### Data lines
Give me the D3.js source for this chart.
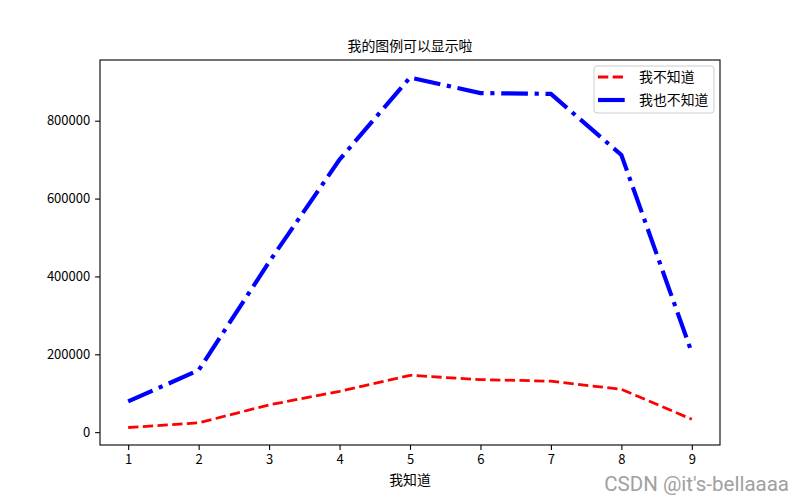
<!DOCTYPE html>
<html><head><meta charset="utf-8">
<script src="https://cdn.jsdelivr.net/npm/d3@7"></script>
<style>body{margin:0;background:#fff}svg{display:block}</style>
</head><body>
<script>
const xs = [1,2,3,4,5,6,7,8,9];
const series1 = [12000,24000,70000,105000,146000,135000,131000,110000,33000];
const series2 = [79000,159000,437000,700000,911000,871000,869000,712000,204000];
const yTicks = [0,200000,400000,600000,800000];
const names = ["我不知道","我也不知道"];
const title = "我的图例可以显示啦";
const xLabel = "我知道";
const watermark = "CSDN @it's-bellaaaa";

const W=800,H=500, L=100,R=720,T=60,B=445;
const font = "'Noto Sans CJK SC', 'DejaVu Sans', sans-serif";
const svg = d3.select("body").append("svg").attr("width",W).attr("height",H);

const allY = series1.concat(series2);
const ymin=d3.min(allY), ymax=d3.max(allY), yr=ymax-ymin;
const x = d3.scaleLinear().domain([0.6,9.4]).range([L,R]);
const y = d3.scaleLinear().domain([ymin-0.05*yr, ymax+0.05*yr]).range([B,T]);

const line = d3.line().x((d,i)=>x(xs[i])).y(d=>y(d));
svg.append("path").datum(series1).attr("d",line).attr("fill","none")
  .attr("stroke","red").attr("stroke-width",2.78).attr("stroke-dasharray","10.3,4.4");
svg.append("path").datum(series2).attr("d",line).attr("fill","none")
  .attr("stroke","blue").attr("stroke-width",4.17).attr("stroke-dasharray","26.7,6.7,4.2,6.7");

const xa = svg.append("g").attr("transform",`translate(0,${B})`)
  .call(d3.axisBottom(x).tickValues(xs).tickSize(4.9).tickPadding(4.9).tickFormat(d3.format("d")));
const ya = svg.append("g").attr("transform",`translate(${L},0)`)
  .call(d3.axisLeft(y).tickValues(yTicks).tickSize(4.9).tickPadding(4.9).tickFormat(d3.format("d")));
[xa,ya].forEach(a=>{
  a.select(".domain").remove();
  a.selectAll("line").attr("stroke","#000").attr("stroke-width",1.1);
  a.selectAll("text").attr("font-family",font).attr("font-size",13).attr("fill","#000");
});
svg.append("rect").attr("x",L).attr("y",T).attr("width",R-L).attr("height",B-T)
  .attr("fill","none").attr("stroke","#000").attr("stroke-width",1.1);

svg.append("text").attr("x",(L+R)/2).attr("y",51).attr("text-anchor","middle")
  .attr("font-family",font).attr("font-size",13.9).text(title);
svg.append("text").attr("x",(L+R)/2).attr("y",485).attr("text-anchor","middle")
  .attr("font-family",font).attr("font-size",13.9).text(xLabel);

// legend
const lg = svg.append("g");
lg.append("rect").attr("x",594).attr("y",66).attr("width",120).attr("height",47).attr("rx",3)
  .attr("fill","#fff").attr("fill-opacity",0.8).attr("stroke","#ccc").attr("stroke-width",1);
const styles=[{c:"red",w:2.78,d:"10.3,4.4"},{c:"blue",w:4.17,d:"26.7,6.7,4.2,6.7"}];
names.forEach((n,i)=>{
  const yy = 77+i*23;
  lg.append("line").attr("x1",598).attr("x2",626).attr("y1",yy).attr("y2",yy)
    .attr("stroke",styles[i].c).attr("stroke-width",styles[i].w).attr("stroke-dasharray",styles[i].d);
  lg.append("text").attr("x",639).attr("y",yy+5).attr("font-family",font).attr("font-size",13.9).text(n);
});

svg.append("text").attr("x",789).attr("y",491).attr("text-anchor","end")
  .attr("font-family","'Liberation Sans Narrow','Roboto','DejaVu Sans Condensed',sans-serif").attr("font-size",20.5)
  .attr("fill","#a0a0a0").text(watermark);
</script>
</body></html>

### Stated problem
From the material above, copy everything exactly but the pictures.

### Solution for this task
Give me the D3.js source for this chart.
<!DOCTYPE html>
<html><head><meta charset="utf-8">
<script src="https://cdn.jsdelivr.net/npm/d3@7"></script>
<style>body{margin:0;background:#fff}svg{display:block}</style>
</head><body>
<script>
const xs = [1,2,3,4,5,6,7,8,9];
const series1 = [12000,24000,70000,105000,146000,135000,131000,110000,33000];
const series2 = [79000,159000,437000,700000,911000,871000,869000,712000,204000];
const yTicks = [0,200000,400000,600000,800000];
const names = ["我不知道","我也不知道"];
const title = "我的图例可以显示啦";
const xLabel = "我知道";
const watermark = "CSDN @it's-bellaaaa";

const W=800,H=500, L=100,R=720,T=60,B=445;
const font = "'Noto Sans CJK SC', 'DejaVu Sans', sans-serif";
const svg = d3.select("body").append("svg").attr("width",W).attr("height",H);

const allY = series1.concat(series2);
const ymin=d3.min(allY), ymax=d3.max(allY), yr=ymax-ymin;
const x = d3.scaleLinear().domain([0.6,9.4]).range([L,R]);
const y = d3.scaleLinear().domain([ymin-0.05*yr, ymax+0.05*yr]).range([B,T]);

const line = d3.line().x((d,i)=>x(xs[i])).y(d=>y(d));
svg.append("path").datum(series1).attr("d",line).attr("fill","none")
  .attr("stroke","red").attr("stroke-width",2.78).attr("stroke-dasharray","10.3,4.4");
svg.append("path").datum(series2).attr("d",line).attr("fill","none")
  .attr("stroke","blue").attr("stroke-width",4.17).attr("stroke-dasharray","26.7,6.7,4.2,6.7");

const xa = svg.append("g").attr("transform",`translate(0,${B})`)
  .call(d3.axisBottom(x).tickValues(xs).tickSize(4.9).tickPadding(4.9).tickFormat(d3.format("d")));
const ya = svg.append("g").attr("transform",`translate(${L},0)`)
  .call(d3.axisLeft(y).tickValues(yTicks).tickSize(4.9).tickPadding(4.9).tickFormat(d3.format("d")));
[xa,ya].forEach(a=>{
  a.select(".domain").remove();
  a.selectAll("line").attr("stroke","#000").attr("stroke-width",1.1);
  a.selectAll("text").attr("font-family",font).attr("font-size",13).attr("fill","#000");
});
svg.append("rect").attr("x",L).attr("y",T).attr("width",R-L).attr("height",B-T)
  .attr("fill","none").attr("stroke","#000").attr("stroke-width",1.1);

svg.append("text").attr("x",(L+R)/2).attr("y",51).attr("text-anchor","middle")
  .attr("font-family",font).attr("font-size",13.9).text(title);
svg.append("text").attr("x",(L+R)/2).attr("y",485).attr("text-anchor","middle")
  .attr("font-family",font).attr("font-size",13.9).text(xLabel);

// legend
const lg = svg.append("g");
lg.append("rect").attr("x",594).attr("y",66).attr("width",120).attr("height",47).attr("rx",3)
  .attr("fill","#fff").attr("fill-opacity",0.8).attr("stroke","#ccc").attr("stroke-width",1);
const styles=[{c:"red",w:2.78,d:"10.3,4.4"},{c:"blue",w:4.17,d:"26.7,6.7,4.2,6.7"}];
names.forEach((n,i)=>{
  const yy = 77+i*23;
  lg.append("line").attr("x1",598).attr("x2",626).attr("y1",yy).attr("y2",yy)
    .attr("stroke",styles[i].c).attr("stroke-width",styles[i].w).attr("stroke-dasharray",styles[i].d);
  lg.append("text").attr("x",639).attr("y",yy+5).attr("font-family",font).attr("font-size",13.9).text(n);
});

svg.append("text").attr("x",789).attr("y",491).attr("text-anchor","end")
  .attr("font-family","'Liberation Sans Narrow','Roboto','DejaVu Sans Condensed',sans-serif").attr("font-size",20.5)
  .attr("fill","#a0a0a0").text(watermark);
</script>
</body></html>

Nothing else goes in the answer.